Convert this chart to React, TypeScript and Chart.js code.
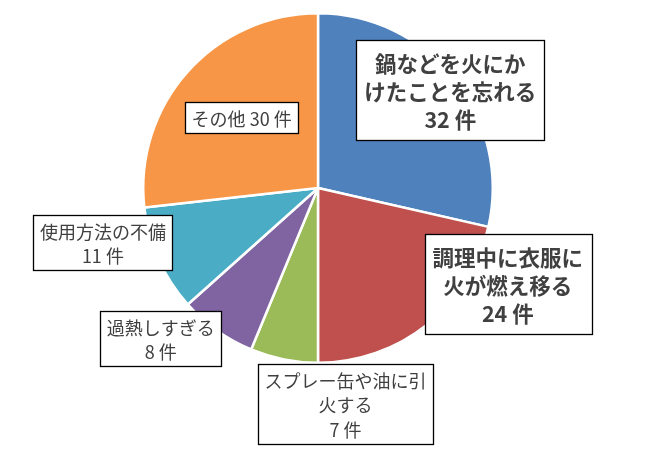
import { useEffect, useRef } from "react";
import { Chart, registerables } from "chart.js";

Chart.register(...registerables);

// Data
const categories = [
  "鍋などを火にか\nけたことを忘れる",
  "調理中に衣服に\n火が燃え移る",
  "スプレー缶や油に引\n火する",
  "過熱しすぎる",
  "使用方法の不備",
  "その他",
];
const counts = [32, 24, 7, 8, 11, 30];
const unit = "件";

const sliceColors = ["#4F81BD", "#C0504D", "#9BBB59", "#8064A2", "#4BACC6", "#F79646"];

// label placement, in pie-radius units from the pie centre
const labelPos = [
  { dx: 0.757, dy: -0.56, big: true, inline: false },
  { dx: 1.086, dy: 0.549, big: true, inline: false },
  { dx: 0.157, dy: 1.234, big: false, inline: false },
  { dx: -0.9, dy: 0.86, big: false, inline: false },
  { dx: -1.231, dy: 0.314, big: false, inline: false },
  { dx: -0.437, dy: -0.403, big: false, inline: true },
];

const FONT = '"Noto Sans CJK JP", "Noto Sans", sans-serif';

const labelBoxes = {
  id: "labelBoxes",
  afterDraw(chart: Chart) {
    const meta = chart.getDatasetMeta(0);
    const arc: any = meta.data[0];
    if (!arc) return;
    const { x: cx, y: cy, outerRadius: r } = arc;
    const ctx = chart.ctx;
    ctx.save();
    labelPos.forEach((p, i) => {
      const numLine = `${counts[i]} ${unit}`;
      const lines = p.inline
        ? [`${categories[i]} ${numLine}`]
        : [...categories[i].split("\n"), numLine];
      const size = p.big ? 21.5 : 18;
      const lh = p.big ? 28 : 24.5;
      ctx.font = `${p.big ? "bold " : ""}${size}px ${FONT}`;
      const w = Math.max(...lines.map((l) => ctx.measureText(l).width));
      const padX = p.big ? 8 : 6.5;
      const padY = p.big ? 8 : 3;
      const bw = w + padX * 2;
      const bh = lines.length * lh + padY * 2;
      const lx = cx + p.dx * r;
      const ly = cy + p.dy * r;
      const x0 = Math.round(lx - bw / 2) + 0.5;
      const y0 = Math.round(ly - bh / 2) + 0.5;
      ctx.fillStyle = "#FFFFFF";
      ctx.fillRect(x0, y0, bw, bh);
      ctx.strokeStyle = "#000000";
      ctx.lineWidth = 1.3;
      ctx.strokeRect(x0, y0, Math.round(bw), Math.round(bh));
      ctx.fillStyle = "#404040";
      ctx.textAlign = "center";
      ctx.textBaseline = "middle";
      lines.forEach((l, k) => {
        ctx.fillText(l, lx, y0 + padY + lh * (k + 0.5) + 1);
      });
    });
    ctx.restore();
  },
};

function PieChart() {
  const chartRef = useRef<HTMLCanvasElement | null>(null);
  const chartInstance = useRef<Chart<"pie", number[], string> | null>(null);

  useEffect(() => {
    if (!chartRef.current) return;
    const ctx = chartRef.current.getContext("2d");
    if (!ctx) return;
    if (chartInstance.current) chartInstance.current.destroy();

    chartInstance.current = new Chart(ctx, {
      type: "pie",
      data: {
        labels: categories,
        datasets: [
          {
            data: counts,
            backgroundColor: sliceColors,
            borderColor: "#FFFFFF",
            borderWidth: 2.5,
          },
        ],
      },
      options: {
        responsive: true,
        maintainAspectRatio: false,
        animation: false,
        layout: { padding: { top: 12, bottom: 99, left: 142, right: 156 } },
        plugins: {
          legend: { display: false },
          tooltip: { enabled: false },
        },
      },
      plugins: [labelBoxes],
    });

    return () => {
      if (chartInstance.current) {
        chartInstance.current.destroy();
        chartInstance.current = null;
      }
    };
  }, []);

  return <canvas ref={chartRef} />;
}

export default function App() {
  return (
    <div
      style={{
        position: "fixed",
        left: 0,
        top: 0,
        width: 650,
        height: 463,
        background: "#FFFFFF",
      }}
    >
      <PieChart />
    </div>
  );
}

----

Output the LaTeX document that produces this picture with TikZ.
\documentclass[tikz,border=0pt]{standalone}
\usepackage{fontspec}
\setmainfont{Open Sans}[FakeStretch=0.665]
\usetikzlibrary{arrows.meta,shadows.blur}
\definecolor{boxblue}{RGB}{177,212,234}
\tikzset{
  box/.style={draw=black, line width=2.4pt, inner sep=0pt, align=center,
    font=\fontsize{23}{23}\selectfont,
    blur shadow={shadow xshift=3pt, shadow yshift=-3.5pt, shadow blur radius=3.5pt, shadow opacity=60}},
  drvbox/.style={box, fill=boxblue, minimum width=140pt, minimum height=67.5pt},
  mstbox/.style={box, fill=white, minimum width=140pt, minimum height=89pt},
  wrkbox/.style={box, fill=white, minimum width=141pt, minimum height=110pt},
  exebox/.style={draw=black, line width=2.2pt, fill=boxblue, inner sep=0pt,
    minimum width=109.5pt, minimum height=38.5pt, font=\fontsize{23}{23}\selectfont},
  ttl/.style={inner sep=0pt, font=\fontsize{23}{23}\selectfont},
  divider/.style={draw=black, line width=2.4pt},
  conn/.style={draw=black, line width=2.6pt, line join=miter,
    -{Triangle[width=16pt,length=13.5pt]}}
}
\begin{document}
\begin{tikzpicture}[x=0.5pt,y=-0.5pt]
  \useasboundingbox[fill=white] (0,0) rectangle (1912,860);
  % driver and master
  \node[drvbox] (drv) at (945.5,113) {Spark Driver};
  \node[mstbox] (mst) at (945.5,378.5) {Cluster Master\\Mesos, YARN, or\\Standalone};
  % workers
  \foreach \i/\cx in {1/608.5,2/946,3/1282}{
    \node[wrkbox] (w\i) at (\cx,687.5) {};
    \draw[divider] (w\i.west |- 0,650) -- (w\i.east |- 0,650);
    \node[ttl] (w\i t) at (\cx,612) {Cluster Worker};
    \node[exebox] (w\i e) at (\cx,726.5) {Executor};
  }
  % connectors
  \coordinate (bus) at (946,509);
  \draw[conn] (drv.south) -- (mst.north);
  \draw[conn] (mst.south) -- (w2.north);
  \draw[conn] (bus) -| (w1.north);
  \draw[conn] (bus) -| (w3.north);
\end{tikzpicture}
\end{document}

----

* **DIRECTIONS FOR THIS TASK**
Skip the pictures. Set down only the lines from the one containing "Convert this chart" through the one containing "Chart.register(...registerables);", exactly as they appear, ends included.

* **EXERCISE RESULT**
Convert this chart to React, TypeScript and Chart.js code.
import { useEffect, useRef } from "react";
import { Chart, registerables } from "chart.js";

Chart.register(...registerables);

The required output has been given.